Karena aktivitasnya mempertahankan gerakan mahasiswa dan Dewan Mahasiswa sebagai ‘organisasi terlarang’ masa itu, ia dipecat sebagai mahasiswa. Namun, ia tak pernah mengetahui alasan pasti pemecatannya. Ia bahkan tidak pernah melihat ada surat keputusan resmi. Faktanya, ia tidak diperbolehkan ikut kuliah lagi atau menyelesaikan yudisium akhir akademik. Ketimbang melewati hari tanpa kejelasan nasibnya dengan terkatung-katung beberapa bulan, Roem memutuskan berhenti jadi mahasiswa dan keluar dari kampus! Padahal, saat itu ia telah merampungkan seluruh kewajibannya sebagai mahasiswa, bahkan menyelesaikan skripsinya tentang perencanaan lokasi dan alokasi bangunan ideal sekolah-sekolah di daerah pedesaan terpencil.

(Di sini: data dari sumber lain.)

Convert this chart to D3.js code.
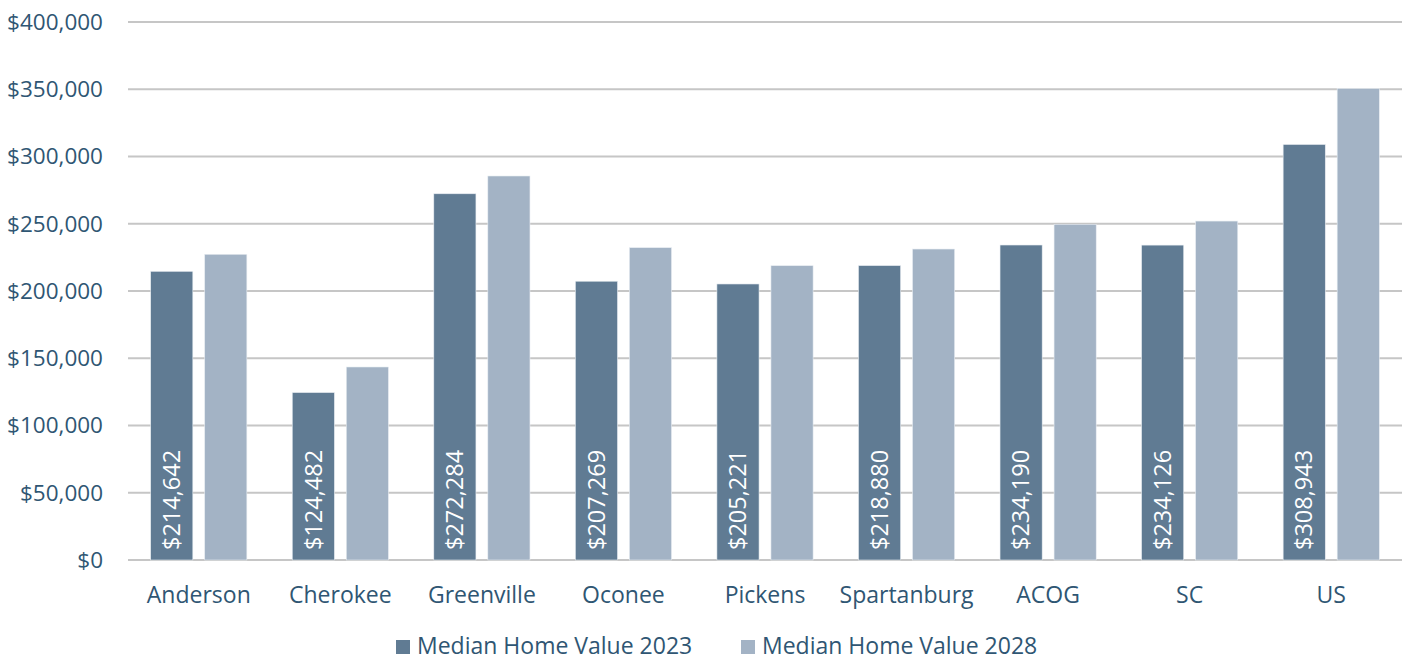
<!DOCTYPE html>
<html>
<head>
<meta charset="utf-8">
<script src="https://cdn.jsdelivr.net/npm/d3@7"></script>
<style>
  body { margin: 0; background: #fff; }
  svg text { font-family: "Open Sans", "Noto Sans", sans-serif; }
</style>
</head>
<body>
<svg id="chart"></svg>
<script>
const categories = ['Anderson', 'Cherokee', 'Greenville', 'Oconee', 'Pickens', 'Spartanburg', 'ACOG', 'SC', 'US'];
const values2023 = [214642, 124482, 272284, 207269, 205221, 218880, 234190, 234126, 308943];
const values2028 = [227300, 143500, 285500, 232200, 218800, 231200, 249600, 252000, 350500];
const seriesNames = ['Median Home Value 2023', 'Median Home Value 2028'];
const yTicks = [0, 50000, 100000, 150000, 200000, 250000, 300000, 350000, 400000];

const width = 1406, height = 660;
const margin = { top: 22, right: 4, bottom: 100, left: 128 };
const colors = ['#607b93', '#a3b3c5'];
const textColor = '#2f5673';

const svg = d3.select('#chart')
    .attr('width', width)
    .attr('height', height);

const x = d3.scaleBand()
    .domain(categories)
    .range([margin.left, width - margin.right])
    .paddingInner(0)
    .paddingOuter(0);

const x1 = d3.scaleBand()
    .domain([0, 1])
    .range([0, x.bandwidth()])
    .paddingInner(0.22)
    .paddingOuter(0.42);

const y = d3.scaleLinear()
    .domain([0, 400000])
    .range([height - margin.bottom, margin.top]);

// gridlines
svg.append('g')
    .selectAll('line')
    .data(yTicks)
    .enter()
    .append('line')
    .attr('x1', margin.left)
    .attr('x2', width - margin.right)
    .attr('y1', d => y(d))
    .attr('y2', d => y(d))
    .attr('stroke', '#c6c6c6')
    .attr('stroke-width', 2);

// y axis labels
const fmt = d3.format('$,');
svg.append('g')
    .selectAll('text')
    .data(yTicks)
    .enter()
    .append('text')
    .attr('x', 103)
    .attr('y', d => y(d))
    .attr('dy', '0.35em')
    .attr('text-anchor', 'end')
    .attr('fill', textColor)
    .style('font-size', '22.5px')
    .text(d => fmt(d));

// bars
const rows = categories.map((c, i) => ({ cat: c, vals: [values2023[i], values2028[i]] }));

const groups = svg.append('g')
    .selectAll('g')
    .data(rows)
    .enter()
    .append('g')
    .attr('transform', d => `translate(${x(d.cat)},0)`);

groups.selectAll('rect')
    .data(d => d.vals.map((v, s) => ({ v, s })))
    .enter()
    .append('rect')
    .attr('x', d => x1(d.s))
    .attr('width', x1.bandwidth())
    .attr('y', d => y(d.v))
    .attr('height', d => y(0) - y(d.v))
    .attr('fill', d => colors[d.s])
    .attr('stroke', '#e8edf2')
    .attr('stroke-width', 0.6);

// value labels on 2023 bars
groups.append('text')
    .attr('transform', d => `translate(${x1(0) + x1.bandwidth() / 2},${y(0) - 10}) rotate(-90)`)
    .attr('dy', '0.35em')
    .attr('text-anchor', 'start')
    .attr('fill', '#fff')
    .style('font-size', '23.5px')
    .text(d => fmt(d.vals[0]));

// category labels
svg.append('g')
    .selectAll('text')
    .data(categories)
    .enter()
    .append('text')
    .attr('x', d => x(d) + x.bandwidth() / 2)
    .attr('y', 595)
    .attr('dy', '0.35em')
    .attr('text-anchor', 'middle')
    .attr('fill', textColor)
    .style('font-size', '23px')
    .text(d => d);

// legend
const legendX = [396, 741];
const legend = svg.append('g')
    .selectAll('g')
    .data(seriesNames)
    .enter()
    .append('g')
    .attr('transform', (d, i) => `translate(${legendX[i]},646)`);

legend.append('rect')
    .attr('x', 0)
    .attr('y', -6)
    .attr('width', 14)
    .attr('height', 14)
    .attr('fill', (d, i) => colors[i]);

legend.append('text')
    .attr('x', 21)
    .attr('y', 0)
    .attr('dy', '0.35em')
    .attr('fill', textColor)
    .style('font-size', '23px')
    .text(d => d);
</script>
</body>
</html>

Roem tak memusingkan konsekuensi atas aktifitas politiknya selama mahasiswa. Ia lebih mementingkan proses yang ia dan kawan-kawannya bangun. Sebelum ia menduduki posisi ketua Dewan Mahasiswa, ia tumbuh dari organisasi ekstra yang bukan dari organisasi utama semisal HMI, PMII, atau PII. Melainkan organisasi independen yang ia bangun secara bertahap dan matang. Alih-alih aktif dalam organisasi mahasiswa mapan ini, ia justru menggeser dominasi HMI dalam kancah internal gerakan kemahasiswaan. Proses ini, jika diamati secara seksama, dapat menjadi rujukan ideal bagaimana sebuah gerakan kemahasiswaan diorganisir.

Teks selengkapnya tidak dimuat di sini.